How to get an SD-WAN implementation right

A real world story.

In my previous post, I have shared possible side effects of SD-WAN which enterprise and CIOs should understand prior to implementation. But SD-WAN can be a great solution to enterprise if the company’s objective is clear, and when the solution is implemented in the right way. The best way to explain this is by considering an actual use case.

This customer had been growing consistently and fairly quickly for the past decade. Its traditional MPLS WAN was becoming the bottle neck for its expansion. The application performance - and with it the user experience - was getting worse and it wasn't clear why this was so and what could be done to improve it, while containing the overall costs. Also the customer was struggling with the complexity and slow speed of execution for any change required at their branch offices.

The solution that NTT Communications (NTT Com) implemented is a managed hybrid-WAN network infrastructure with an SD-WAN overlay network – I will define these terms later.

The main advantages of this solution are: improved user-experience with visibility of the application performance, not just of the traffic by application, simplified change management and substantially lower operational cost.

The original network of the customer was a typical MPLS-based network, a so-called traditional WAN. The access technology used to connect to the network was leased lines or the internet (for IPSec access into MPLS).
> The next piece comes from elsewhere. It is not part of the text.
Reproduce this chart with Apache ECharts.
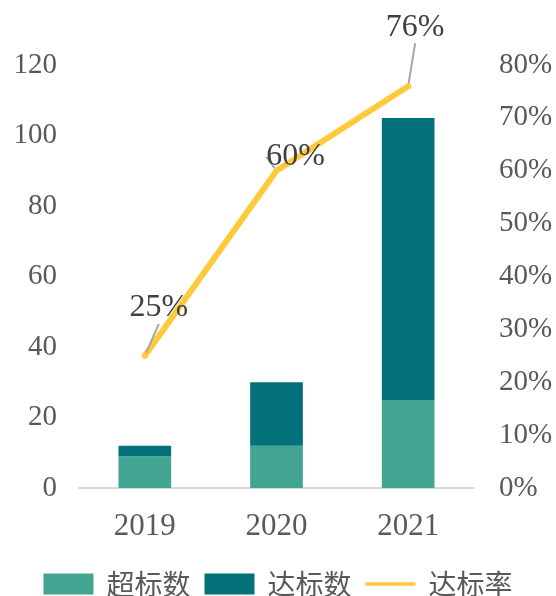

Backups were passive - so no traffic traveled through them until an outage occurred.

The side effect of this solution was the ‘hairpin routing‘ via the regional data center for: internet, public cloud, remote workers and extranet — which was the main reason for the degraded user-experience; and a lot of unutilized backup capacity.

The network infrastructure that NTT Com delivered is a hybrid-WAN, which fixes the troubles of the traditional WAN by taking advantage of the internet as transport and by integrating this with an MPLS core to ensure a balanced compromise between cost and performance.

Additional functions, such as the cloud-based secure web gateway are provided through function virtualization without the need of additional hardware devices to be deployed on site.

Wherever multiple accesses are available then the traffic can be balanced between the MPLS and the internet VPN by defining which application would use which connection: so it would either travel over MPLS or over the internet.

The common side effects of a hybrid-WAN are the static routing of the applications on a predetermined path and a fairly complex management.

The SD-WAN adds an overlay network to the hybrid-WAN, with the objective being to optimize the performance of the applications transported over the WAN by dynamically selecting the best available path to reach the destination (so, differently from a hybrid WAN where the path is not predefined). This optimization feature is provided by a central controller that monitors the health of the end-to-end connectivity in real time. Application visibility is a critical feature in this use case and is an integral part to the solution.

Takeaways from this series of posts:

  • SD-WAN is great but not as simple as it seems to most enterprises

    • Unless you have dedicated IT staff with SD-WAN and network expertise, look for a managed SD-WAN provider

  • Not all providers are made equal: this has been always true but with SD-WAN the difference can be substantial and meaningful

    • Take time to select the right provider 

  • Not all SD-WAN products bring the same value

    • Evaluate different solutions and choose the solution that fits you now and tomorrow — consider your own roadmap and not just the vendors.